Give only the number of lines in the records below that contain the word "Clone".

GIVEN DATA
__________________________________________________
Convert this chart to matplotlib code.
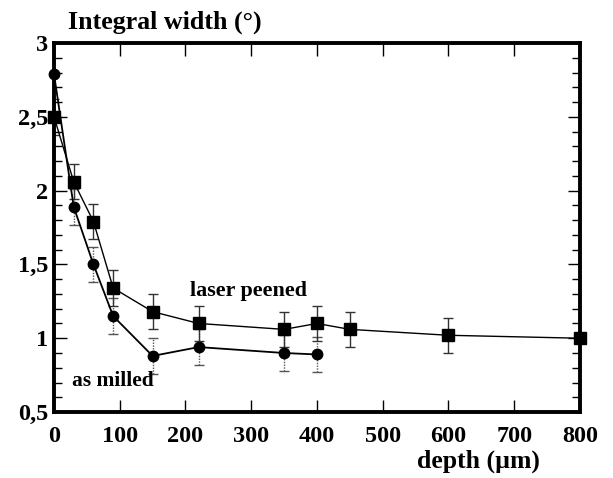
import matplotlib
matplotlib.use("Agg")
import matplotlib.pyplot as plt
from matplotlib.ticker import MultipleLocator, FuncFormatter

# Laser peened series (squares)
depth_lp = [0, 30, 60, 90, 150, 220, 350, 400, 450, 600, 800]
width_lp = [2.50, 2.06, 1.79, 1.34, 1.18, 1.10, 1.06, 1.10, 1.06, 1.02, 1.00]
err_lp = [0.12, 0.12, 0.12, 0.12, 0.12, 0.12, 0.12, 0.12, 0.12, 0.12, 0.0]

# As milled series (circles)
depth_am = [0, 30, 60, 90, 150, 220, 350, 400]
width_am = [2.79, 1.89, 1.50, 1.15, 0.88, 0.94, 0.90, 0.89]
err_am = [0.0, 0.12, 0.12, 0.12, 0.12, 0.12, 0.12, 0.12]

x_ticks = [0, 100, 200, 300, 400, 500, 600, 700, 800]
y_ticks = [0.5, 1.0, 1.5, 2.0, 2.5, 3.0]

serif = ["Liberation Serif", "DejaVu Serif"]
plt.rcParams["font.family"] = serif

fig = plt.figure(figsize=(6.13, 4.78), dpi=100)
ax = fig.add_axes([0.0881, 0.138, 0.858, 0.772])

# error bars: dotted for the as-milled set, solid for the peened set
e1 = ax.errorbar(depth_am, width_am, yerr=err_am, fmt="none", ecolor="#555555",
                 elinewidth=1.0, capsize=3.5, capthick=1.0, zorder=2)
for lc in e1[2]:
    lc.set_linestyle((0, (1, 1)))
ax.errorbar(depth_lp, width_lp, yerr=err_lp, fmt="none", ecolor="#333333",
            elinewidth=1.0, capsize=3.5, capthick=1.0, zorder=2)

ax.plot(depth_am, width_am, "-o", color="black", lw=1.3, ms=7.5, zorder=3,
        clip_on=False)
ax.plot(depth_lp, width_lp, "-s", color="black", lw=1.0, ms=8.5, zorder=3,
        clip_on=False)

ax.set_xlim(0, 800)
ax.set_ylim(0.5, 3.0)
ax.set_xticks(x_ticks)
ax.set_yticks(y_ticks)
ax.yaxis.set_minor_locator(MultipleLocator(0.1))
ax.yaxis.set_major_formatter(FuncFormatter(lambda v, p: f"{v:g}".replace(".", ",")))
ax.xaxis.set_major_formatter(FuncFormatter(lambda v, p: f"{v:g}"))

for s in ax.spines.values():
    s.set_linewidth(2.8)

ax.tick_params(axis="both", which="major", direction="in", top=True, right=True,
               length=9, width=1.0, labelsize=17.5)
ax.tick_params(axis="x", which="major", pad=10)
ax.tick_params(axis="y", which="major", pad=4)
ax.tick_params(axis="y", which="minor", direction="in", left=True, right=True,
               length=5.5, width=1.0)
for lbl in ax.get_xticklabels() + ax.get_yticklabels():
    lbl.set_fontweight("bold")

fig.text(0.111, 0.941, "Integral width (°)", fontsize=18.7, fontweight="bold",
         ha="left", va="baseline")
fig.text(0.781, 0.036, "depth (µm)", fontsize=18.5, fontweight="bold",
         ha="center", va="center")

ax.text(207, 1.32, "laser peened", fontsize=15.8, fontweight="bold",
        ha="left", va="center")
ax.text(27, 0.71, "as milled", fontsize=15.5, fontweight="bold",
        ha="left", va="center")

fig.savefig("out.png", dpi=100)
__________________________________________________
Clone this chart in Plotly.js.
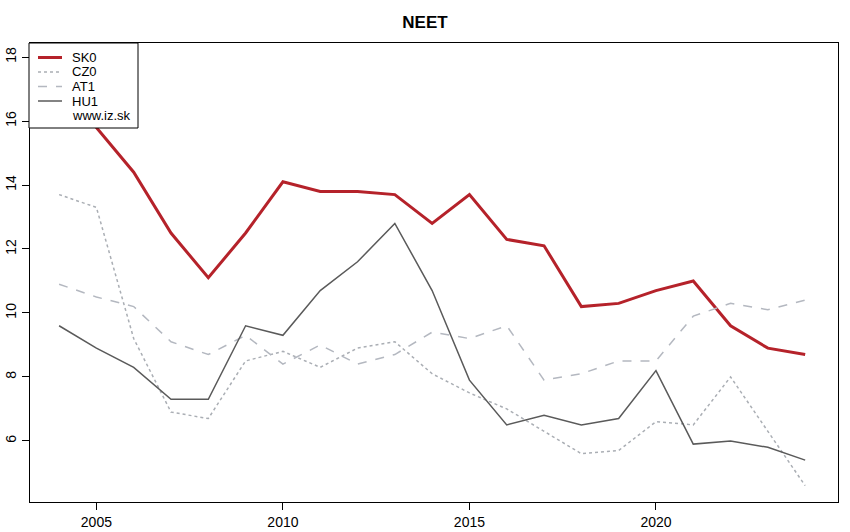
__________________________________________________
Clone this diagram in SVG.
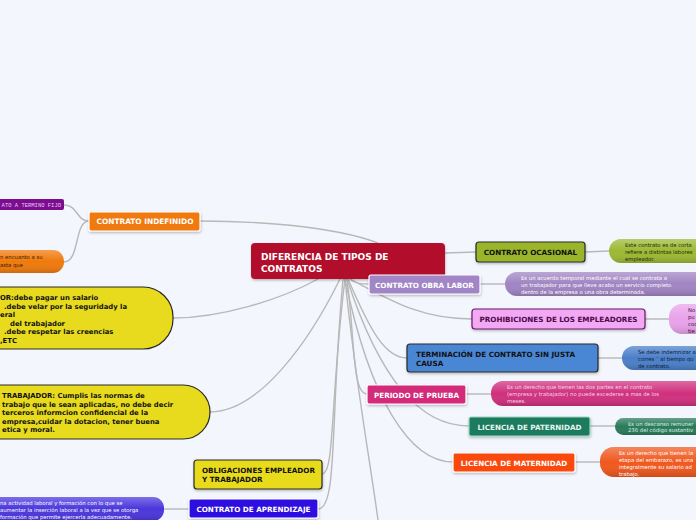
__________________________________________________
TASK ANSWER
2